Skipping all pictures, set down the lines of the listing from the first through the one with "recall = [0.202, 0.117, 0.814, 0.586]".

■ ■ ■

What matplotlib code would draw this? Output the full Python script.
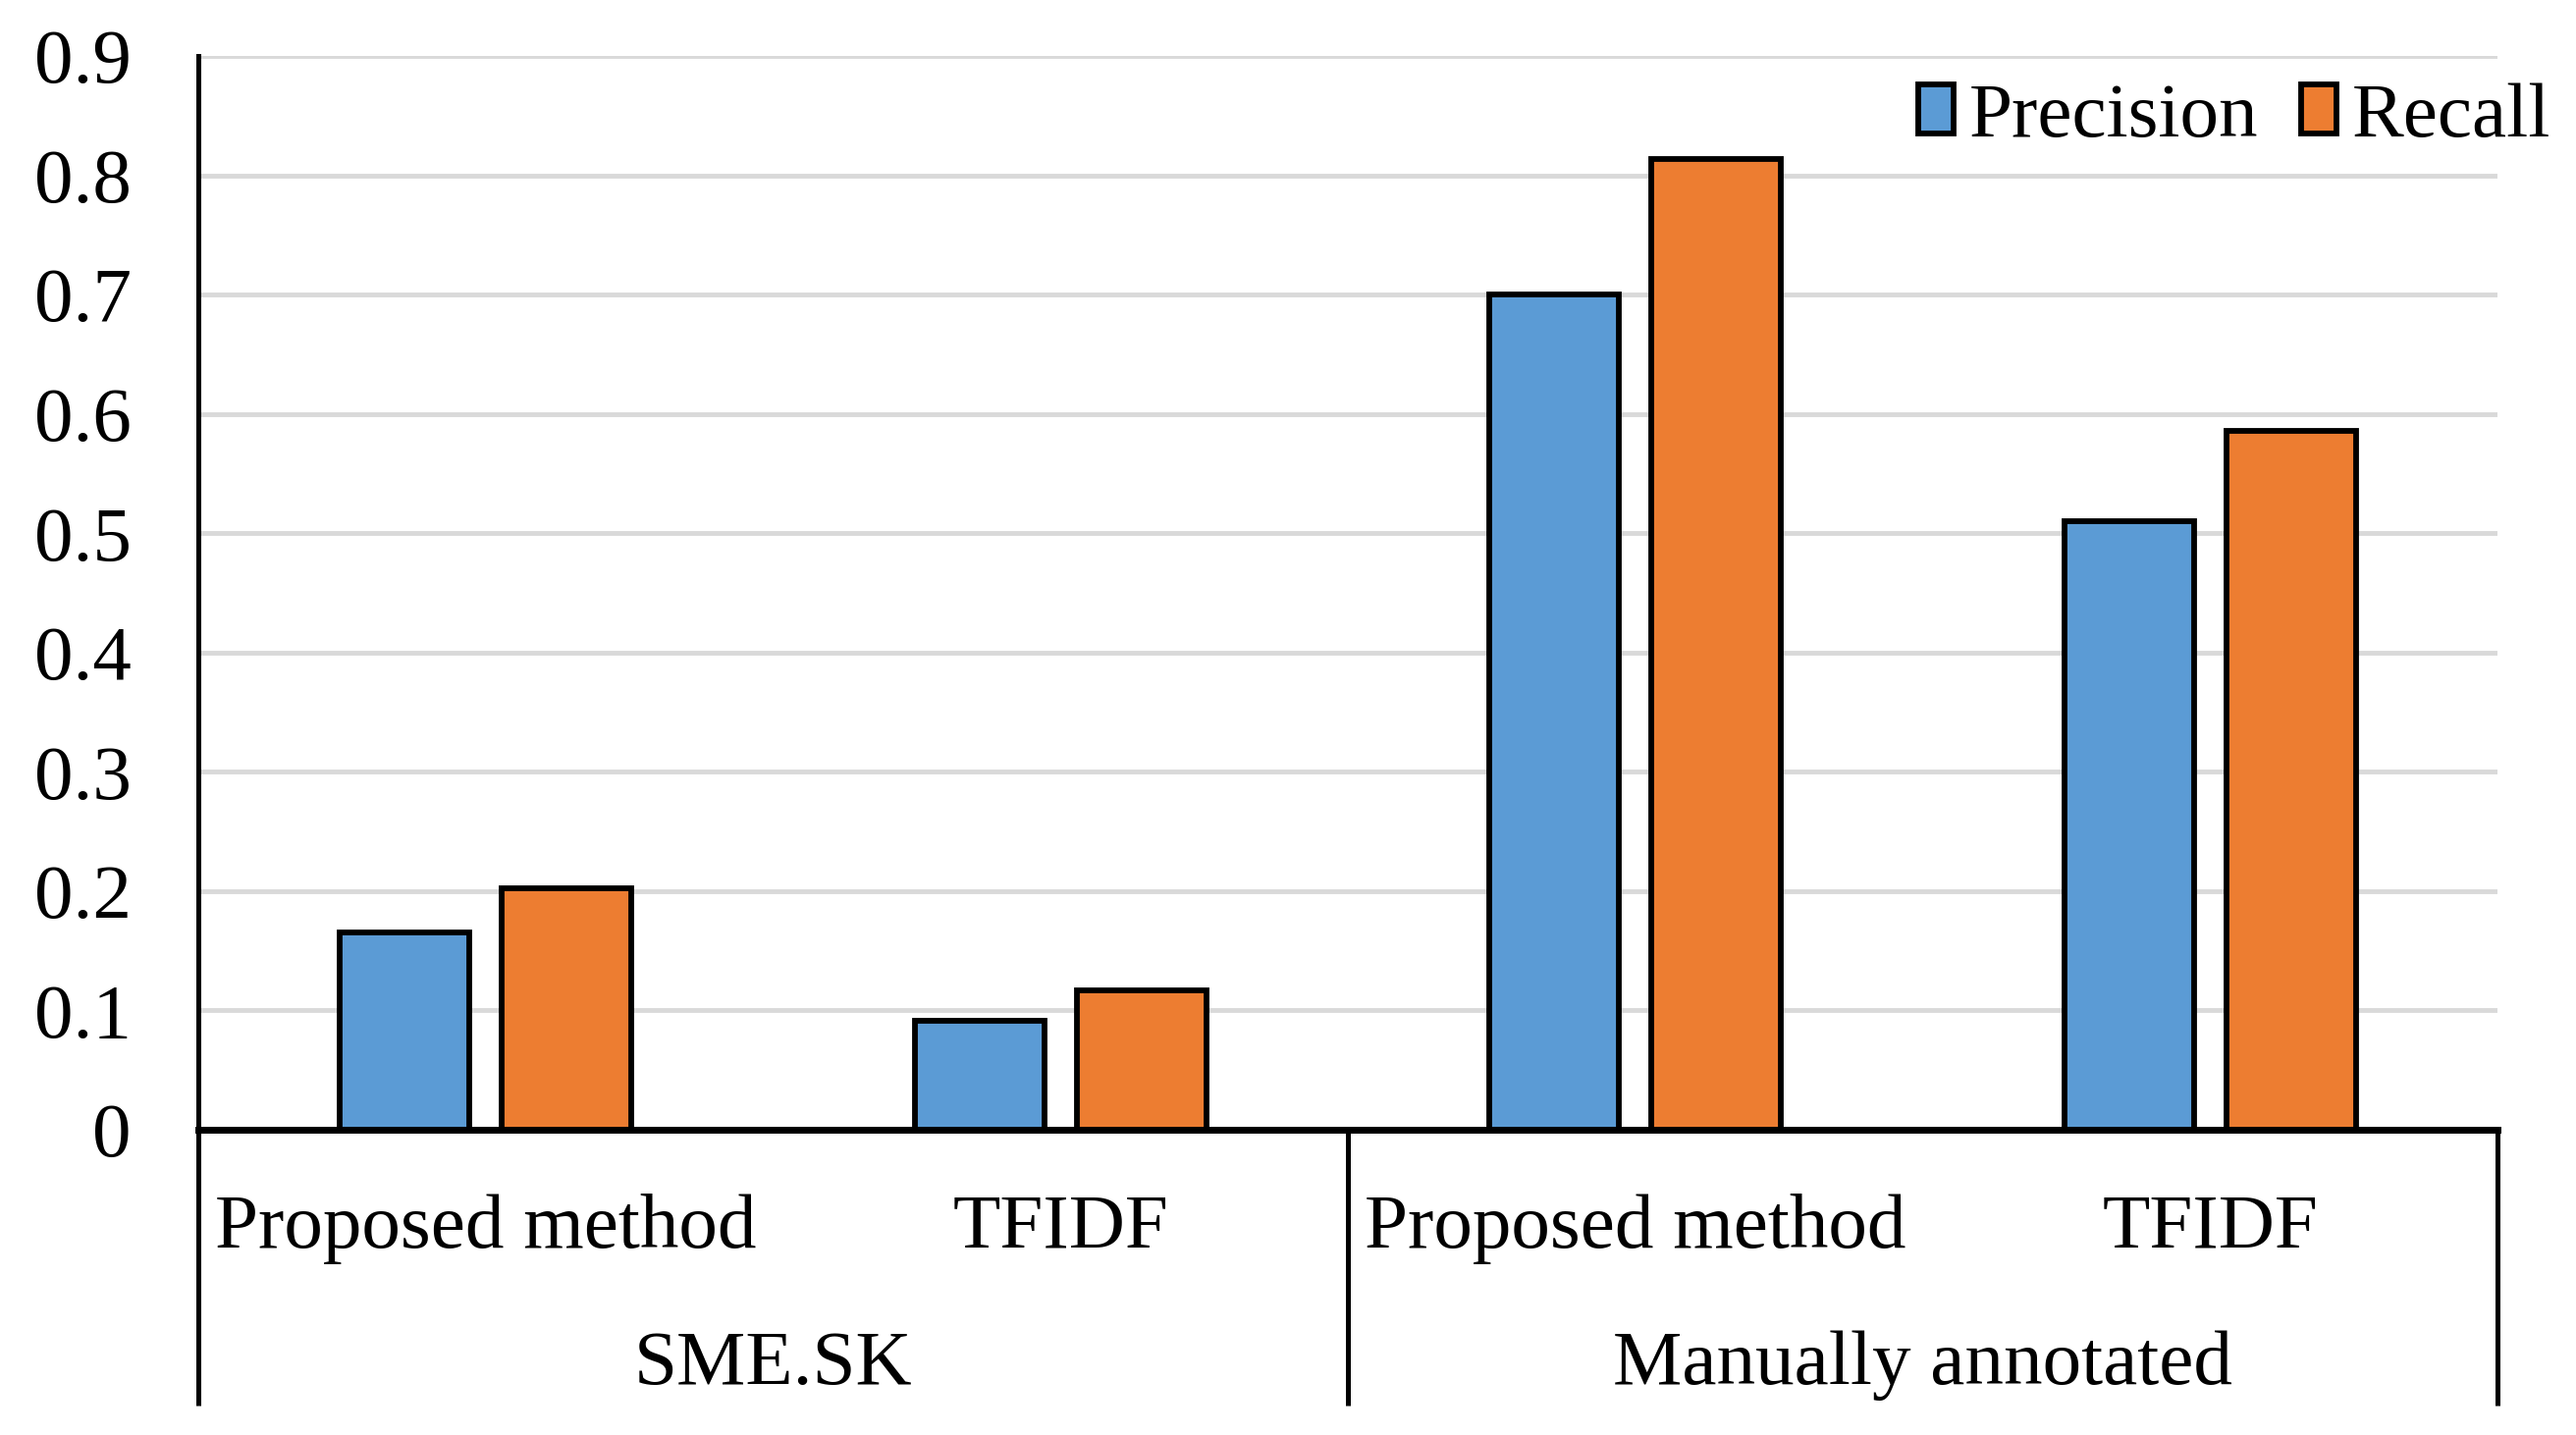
import matplotlib.pyplot as plt
import numpy as np

plt.rcParams["font.family"] = ["Liberation Serif", "DejaVu Serif"]

methods = ["Proposed method", "TFIDF", "Proposed method", "TFIDF"]
groups = ["SME.SK", "Manually annotated"]
precision = [0.165, 0.091, 0.700, 0.510]
recall = [0.202, 0.117, 0.814, 0.586]

blue = "#5B9BD5"
orange = "#ED7D31"
fs = 57

fig = plt.figure(figsize=(26.24, 14.62), dpi=100)
ax = fig.add_axes([0.077, 0.2127, 0.8925, 0.7483])

x = np.arange(len(methods))
w = 0.225
off = 0.141
ax.bar(x - off, precision, w, color=blue, edgecolor="black", linewidth=4.2,
       label="Precision", zorder=3)
ax.bar(x + off, recall, w, color=orange, edgecolor="black", linewidth=4.2,
       label="Recall", zorder=3)

ax.set_xlim(-0.5, 3.5)
ax.set_ylim(0, 0.9)
ax.set_yticks(np.arange(0, 0.91, 0.1))
ax.set_yticklabels(["0"] + ["%.1f" % v for v in np.arange(0.1, 0.91, 0.1)])
ax.yaxis.grid(True, color="#D9D9D9", linewidth=3.5, zorder=0)
ax.set_axisbelow(True)
ax.tick_params(axis="y", length=0, pad=49, labelsize=fs)
ax.set_xticks([])

for s in ["top", "right"]:
    ax.spines[s].set_visible(False)
ax.spines["left"].set_linewidth(3.6)
ax.spines["bottom"].set_linewidth(5)
ax.spines["bottom"].set_zorder(4)

# category / group separators below the axis
tr = ax.get_xaxis_transform()
for xs in [-0.5, 1.5, 3.5]:
    ax.plot([xs, xs], [0, -0.257], transform=tr, color="black",
            linewidth=3.6, clip_on=False, solid_capstyle="butt")

for i, m in enumerate(methods):
    ax.text(i, -0.092, m, transform=tr, ha="center", va="center", fontsize=fs)
for j, g in enumerate(groups):
    ax.text(2 * j + 0.5, -0.22, g, transform=tr, ha="center", va="center",
            fontsize=fs)

leg = ax.legend(loc="center right", bbox_to_anchor=(0.99, 0.918),
                bbox_transform=fig.transFigure, ncol=2, frameon=False,
                fontsize=fs, borderaxespad=0, borderpad=0,
                handlelength=0.45, handleheight=0.6, handletextpad=0.2,
                columnspacing=0.55)

fig.savefig("out.png", dpi=100)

■ ■ ■

§ **Finished task**
What matplotlib code would draw this? Output the full Python script.
import matplotlib.pyplot as plt
import numpy as np

plt.rcParams["font.family"] = ["Liberation Serif", "DejaVu Serif"]

methods = ["Proposed method", "TFIDF", "Proposed method", "TFIDF"]
groups = ["SME.SK", "Manually annotated"]
precision = [0.165, 0.091, 0.700, 0.510]
recall = [0.202, 0.117, 0.814, 0.586]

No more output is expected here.